>> start Records shown

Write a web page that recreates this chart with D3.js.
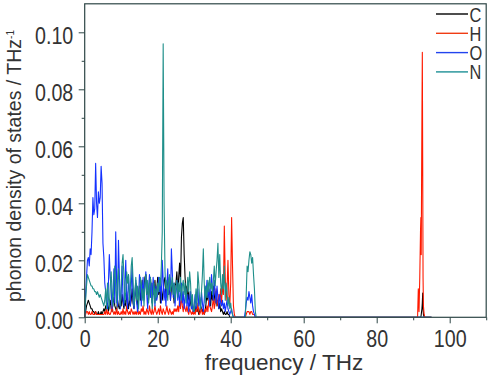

>> end Records shown
>> start Records shown

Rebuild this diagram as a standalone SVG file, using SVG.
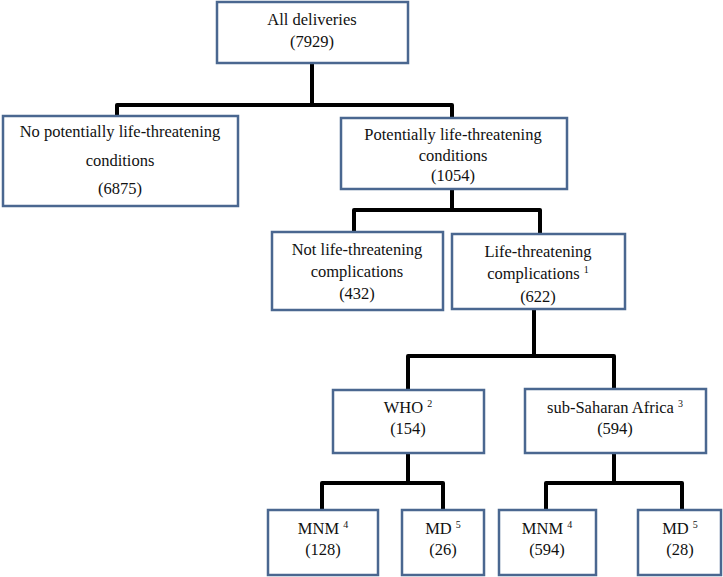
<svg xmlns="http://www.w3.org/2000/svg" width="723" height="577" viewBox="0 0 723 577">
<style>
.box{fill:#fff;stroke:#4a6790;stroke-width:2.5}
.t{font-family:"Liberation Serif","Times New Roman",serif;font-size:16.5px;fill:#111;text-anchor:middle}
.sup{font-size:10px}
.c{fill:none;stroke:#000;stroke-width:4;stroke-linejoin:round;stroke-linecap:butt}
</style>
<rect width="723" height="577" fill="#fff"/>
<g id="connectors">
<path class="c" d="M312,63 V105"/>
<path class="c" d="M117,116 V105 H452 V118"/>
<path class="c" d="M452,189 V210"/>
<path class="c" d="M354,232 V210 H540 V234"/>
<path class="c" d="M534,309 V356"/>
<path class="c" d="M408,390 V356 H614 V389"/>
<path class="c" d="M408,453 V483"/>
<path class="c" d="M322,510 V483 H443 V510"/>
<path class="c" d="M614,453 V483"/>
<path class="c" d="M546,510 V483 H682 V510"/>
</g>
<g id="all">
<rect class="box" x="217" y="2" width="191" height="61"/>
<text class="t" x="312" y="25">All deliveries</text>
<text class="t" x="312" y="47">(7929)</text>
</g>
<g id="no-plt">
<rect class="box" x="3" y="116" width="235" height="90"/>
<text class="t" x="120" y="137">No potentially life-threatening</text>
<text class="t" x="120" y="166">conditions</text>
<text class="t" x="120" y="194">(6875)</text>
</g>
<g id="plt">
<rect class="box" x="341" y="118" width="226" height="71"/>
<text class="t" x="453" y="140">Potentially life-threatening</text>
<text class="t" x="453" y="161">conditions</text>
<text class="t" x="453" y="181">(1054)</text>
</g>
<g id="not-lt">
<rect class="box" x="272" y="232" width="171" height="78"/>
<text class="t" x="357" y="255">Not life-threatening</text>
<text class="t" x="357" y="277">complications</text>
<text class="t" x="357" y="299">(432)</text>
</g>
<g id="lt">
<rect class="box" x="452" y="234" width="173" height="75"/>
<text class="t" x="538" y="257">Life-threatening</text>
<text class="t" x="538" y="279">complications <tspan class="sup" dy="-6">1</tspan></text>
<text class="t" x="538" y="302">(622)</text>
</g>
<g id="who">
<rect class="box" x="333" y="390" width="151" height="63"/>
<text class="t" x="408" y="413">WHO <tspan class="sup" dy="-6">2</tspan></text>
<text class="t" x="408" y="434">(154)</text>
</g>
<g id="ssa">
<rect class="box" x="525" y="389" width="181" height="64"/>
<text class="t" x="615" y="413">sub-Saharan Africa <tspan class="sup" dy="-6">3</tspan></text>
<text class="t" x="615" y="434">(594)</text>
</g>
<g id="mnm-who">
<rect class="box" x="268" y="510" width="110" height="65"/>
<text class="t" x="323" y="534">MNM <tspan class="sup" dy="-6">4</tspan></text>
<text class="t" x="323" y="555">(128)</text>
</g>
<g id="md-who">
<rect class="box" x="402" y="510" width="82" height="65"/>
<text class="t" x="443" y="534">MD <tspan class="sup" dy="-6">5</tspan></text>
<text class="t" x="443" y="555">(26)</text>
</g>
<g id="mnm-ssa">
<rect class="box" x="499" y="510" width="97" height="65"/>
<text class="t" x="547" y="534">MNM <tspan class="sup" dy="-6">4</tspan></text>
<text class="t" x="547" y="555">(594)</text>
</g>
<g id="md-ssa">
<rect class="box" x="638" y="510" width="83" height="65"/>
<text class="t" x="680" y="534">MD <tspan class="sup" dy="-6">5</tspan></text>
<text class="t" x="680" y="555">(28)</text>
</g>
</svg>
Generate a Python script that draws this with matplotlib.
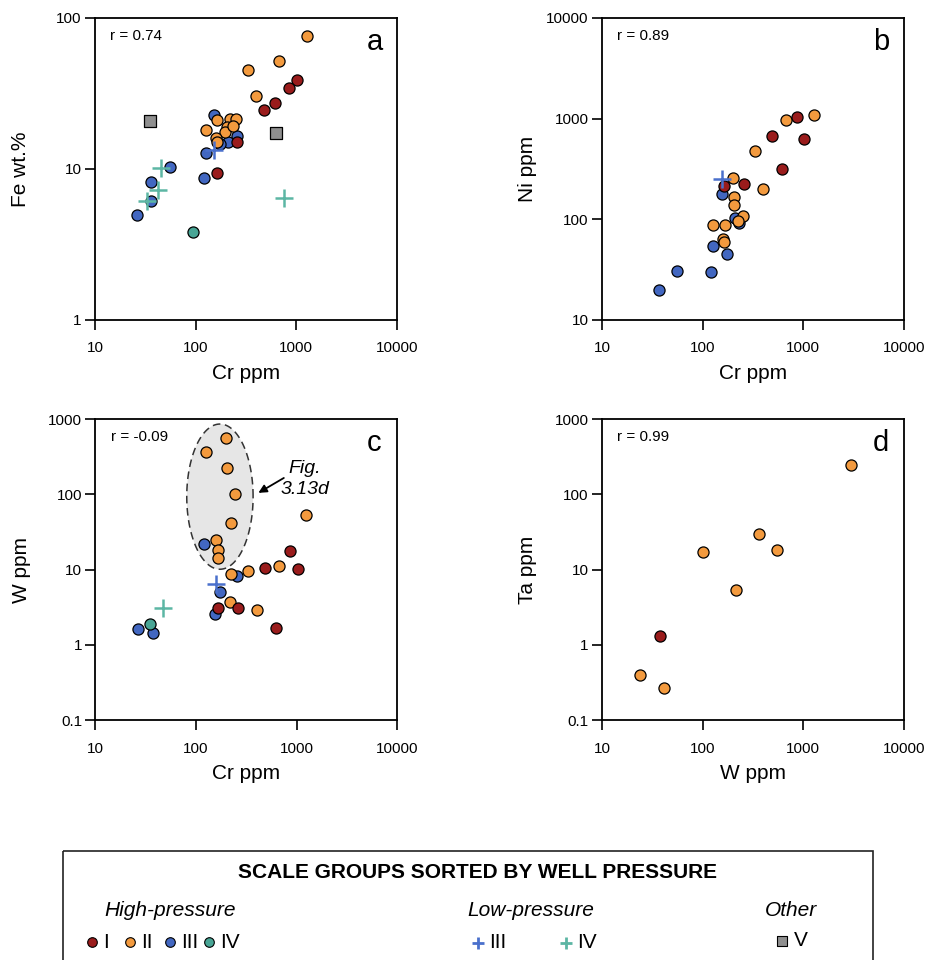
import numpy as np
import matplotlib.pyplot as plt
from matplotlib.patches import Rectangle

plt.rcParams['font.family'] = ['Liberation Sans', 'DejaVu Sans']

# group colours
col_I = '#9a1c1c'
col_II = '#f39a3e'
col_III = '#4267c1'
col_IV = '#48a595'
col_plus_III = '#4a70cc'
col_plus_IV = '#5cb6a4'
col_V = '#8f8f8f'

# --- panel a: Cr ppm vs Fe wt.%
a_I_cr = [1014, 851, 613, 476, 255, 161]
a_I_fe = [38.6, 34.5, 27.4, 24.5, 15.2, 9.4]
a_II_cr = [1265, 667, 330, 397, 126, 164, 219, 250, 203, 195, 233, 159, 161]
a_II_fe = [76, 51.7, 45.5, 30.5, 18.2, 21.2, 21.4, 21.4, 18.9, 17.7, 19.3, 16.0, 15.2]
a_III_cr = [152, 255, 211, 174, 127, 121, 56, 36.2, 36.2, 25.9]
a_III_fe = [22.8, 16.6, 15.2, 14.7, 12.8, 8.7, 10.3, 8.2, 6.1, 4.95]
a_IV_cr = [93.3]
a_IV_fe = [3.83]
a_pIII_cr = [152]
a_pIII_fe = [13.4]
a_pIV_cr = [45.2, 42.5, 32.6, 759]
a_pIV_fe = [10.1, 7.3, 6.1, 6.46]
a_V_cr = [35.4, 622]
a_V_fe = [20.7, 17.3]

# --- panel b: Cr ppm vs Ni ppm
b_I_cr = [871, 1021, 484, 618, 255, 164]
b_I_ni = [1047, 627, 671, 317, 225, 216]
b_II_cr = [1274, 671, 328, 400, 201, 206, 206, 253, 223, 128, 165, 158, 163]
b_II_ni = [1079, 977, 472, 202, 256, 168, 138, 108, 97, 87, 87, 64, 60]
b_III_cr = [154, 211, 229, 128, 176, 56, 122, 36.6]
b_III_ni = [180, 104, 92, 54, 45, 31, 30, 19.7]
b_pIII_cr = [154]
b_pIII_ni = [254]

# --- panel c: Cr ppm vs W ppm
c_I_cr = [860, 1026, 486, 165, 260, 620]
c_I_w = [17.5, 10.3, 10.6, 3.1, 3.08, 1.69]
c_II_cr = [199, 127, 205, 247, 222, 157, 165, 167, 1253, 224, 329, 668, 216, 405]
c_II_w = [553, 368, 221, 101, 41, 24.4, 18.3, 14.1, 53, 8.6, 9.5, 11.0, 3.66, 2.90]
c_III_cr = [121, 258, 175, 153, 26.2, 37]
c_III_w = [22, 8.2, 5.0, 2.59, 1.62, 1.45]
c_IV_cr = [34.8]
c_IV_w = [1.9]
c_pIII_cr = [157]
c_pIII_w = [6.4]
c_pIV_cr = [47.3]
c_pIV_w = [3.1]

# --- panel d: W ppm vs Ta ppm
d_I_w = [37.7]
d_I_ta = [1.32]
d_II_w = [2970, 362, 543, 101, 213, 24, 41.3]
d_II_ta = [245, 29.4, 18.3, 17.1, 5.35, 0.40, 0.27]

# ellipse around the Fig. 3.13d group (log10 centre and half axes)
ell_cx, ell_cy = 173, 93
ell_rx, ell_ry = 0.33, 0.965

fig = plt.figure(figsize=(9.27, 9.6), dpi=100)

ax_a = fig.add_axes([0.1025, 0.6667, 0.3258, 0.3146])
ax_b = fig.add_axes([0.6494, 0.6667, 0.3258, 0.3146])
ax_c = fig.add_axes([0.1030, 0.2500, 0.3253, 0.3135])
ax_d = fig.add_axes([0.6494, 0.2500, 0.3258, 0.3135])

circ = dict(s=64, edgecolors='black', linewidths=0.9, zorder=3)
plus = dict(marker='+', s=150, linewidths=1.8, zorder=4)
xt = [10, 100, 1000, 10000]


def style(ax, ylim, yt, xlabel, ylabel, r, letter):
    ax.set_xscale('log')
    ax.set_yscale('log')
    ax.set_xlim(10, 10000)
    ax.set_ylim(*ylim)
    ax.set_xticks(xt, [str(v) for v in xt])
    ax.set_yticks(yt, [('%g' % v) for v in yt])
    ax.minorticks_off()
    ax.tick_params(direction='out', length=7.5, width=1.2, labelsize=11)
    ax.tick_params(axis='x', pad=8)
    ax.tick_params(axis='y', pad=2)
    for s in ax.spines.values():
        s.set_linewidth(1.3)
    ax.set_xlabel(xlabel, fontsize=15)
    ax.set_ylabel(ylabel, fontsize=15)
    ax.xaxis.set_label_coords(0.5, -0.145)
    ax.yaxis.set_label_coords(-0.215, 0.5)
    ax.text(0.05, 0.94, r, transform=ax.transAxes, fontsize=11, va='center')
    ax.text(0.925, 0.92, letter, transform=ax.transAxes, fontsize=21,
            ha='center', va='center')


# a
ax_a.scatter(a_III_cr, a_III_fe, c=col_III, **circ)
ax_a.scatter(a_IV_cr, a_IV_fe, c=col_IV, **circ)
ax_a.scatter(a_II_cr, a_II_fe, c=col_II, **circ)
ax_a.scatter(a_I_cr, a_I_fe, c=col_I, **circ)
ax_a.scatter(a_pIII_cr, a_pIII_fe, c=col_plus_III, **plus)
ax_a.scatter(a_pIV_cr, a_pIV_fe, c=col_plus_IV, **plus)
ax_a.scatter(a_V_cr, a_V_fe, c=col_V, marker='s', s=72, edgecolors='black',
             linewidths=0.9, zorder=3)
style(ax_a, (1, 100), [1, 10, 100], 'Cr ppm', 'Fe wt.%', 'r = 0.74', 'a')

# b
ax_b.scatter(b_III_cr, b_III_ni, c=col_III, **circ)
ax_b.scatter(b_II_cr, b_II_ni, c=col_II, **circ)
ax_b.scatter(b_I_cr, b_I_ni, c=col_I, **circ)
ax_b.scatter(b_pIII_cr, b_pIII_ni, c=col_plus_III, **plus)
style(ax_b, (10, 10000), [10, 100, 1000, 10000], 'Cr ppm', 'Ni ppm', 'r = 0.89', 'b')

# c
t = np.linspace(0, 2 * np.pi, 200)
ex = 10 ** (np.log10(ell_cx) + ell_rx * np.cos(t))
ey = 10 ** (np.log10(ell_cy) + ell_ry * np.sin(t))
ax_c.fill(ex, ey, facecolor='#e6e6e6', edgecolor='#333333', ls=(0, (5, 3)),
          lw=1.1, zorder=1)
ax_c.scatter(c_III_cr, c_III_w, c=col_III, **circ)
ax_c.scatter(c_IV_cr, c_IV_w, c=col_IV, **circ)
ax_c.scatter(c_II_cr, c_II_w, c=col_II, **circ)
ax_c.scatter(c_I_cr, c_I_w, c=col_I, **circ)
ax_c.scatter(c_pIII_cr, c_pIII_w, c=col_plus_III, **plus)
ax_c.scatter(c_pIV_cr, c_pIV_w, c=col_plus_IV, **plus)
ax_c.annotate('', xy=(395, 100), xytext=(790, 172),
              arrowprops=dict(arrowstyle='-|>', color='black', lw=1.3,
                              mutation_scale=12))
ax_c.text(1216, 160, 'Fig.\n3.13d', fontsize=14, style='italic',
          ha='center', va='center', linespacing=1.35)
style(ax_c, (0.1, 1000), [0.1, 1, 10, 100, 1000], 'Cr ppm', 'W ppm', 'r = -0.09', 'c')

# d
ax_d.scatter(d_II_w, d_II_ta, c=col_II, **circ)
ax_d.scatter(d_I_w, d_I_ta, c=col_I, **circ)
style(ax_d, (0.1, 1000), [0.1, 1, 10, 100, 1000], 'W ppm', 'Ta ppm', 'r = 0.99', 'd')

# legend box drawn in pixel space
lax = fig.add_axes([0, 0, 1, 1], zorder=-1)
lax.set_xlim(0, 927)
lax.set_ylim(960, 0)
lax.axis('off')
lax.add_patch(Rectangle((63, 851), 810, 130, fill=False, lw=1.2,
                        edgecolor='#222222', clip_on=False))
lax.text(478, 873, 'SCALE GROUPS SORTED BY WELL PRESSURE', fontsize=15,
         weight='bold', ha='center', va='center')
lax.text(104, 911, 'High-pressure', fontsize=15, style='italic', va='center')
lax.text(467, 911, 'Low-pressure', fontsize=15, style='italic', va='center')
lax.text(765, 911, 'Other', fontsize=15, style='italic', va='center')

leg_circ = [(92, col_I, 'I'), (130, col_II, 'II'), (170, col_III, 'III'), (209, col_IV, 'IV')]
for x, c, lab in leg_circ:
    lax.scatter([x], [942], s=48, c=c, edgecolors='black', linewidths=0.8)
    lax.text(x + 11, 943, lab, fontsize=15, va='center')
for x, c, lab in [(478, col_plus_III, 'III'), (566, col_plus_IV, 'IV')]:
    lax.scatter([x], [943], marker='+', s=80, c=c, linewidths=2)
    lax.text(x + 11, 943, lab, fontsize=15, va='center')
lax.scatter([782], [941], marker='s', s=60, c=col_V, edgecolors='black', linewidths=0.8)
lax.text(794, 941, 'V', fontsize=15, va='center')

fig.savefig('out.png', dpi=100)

>> end Records shown
>> start Records shown

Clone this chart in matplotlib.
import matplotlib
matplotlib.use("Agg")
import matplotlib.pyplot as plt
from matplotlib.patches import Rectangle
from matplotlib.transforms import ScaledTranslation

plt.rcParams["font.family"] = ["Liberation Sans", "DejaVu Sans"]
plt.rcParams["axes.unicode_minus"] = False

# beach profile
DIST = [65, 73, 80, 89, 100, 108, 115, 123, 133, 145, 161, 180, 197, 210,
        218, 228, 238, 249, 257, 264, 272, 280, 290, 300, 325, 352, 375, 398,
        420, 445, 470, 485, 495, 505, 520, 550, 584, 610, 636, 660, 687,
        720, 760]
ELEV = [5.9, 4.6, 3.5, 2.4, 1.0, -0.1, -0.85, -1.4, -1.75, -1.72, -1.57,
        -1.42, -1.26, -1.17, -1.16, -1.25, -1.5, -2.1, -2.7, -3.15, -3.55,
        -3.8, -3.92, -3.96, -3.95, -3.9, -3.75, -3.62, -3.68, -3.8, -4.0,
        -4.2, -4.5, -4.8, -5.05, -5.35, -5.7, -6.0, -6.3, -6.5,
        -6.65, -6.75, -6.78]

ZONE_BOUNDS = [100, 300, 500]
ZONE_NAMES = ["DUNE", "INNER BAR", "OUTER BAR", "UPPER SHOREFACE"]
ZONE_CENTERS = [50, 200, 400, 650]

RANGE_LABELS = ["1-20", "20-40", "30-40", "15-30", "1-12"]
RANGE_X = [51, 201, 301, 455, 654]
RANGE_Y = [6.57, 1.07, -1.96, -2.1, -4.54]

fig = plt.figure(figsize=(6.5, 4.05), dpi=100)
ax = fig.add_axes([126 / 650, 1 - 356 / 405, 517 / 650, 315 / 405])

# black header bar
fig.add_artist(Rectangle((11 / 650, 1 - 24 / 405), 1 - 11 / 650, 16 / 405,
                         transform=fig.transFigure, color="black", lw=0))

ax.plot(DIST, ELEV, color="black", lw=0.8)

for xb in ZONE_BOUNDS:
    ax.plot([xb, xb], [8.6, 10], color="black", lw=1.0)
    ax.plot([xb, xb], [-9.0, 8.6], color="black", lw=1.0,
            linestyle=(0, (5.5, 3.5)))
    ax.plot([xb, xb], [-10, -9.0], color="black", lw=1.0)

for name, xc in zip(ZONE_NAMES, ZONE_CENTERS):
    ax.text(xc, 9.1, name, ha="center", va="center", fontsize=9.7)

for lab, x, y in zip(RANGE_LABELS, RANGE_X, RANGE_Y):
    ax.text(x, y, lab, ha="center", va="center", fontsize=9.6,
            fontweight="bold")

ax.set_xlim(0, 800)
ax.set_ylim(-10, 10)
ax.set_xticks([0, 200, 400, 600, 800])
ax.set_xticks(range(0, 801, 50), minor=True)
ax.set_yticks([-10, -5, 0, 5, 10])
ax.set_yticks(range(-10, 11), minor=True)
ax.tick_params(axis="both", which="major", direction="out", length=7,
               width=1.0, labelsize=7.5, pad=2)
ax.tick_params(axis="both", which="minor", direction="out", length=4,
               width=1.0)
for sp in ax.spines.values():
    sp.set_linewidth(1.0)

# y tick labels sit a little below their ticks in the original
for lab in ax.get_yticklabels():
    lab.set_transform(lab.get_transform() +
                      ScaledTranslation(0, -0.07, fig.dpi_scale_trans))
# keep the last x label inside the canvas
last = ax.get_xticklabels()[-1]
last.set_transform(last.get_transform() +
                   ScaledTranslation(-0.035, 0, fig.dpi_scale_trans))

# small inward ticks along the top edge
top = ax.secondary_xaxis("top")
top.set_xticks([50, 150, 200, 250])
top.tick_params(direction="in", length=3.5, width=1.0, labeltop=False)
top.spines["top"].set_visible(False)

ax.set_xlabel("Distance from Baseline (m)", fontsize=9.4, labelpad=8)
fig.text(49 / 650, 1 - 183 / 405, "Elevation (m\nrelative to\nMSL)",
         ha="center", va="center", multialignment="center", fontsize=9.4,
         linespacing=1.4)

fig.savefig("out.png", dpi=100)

>> end Records shown

### What is needed
Go to the line containing "Generate a Python" and copy exactly from there through the line containing "col_V = '#8f8f8f'", both included, and nothing more. Pictures are excluded.

### Answer to the problem
Generate a Python script that draws this with matplotlib.
import numpy as np
import matplotlib.pyplot as plt
from matplotlib.patches import Rectangle

plt.rcParams['font.family'] = ['Liberation Sans', 'DejaVu Sans']

# group colours
col_I = '#9a1c1c'
col_II = '#f39a3e'
col_III = '#4267c1'
col_IV = '#48a595'
col_plus_III = '#4a70cc'
col_plus_IV = '#5cb6a4'
col_V = '#8f8f8f'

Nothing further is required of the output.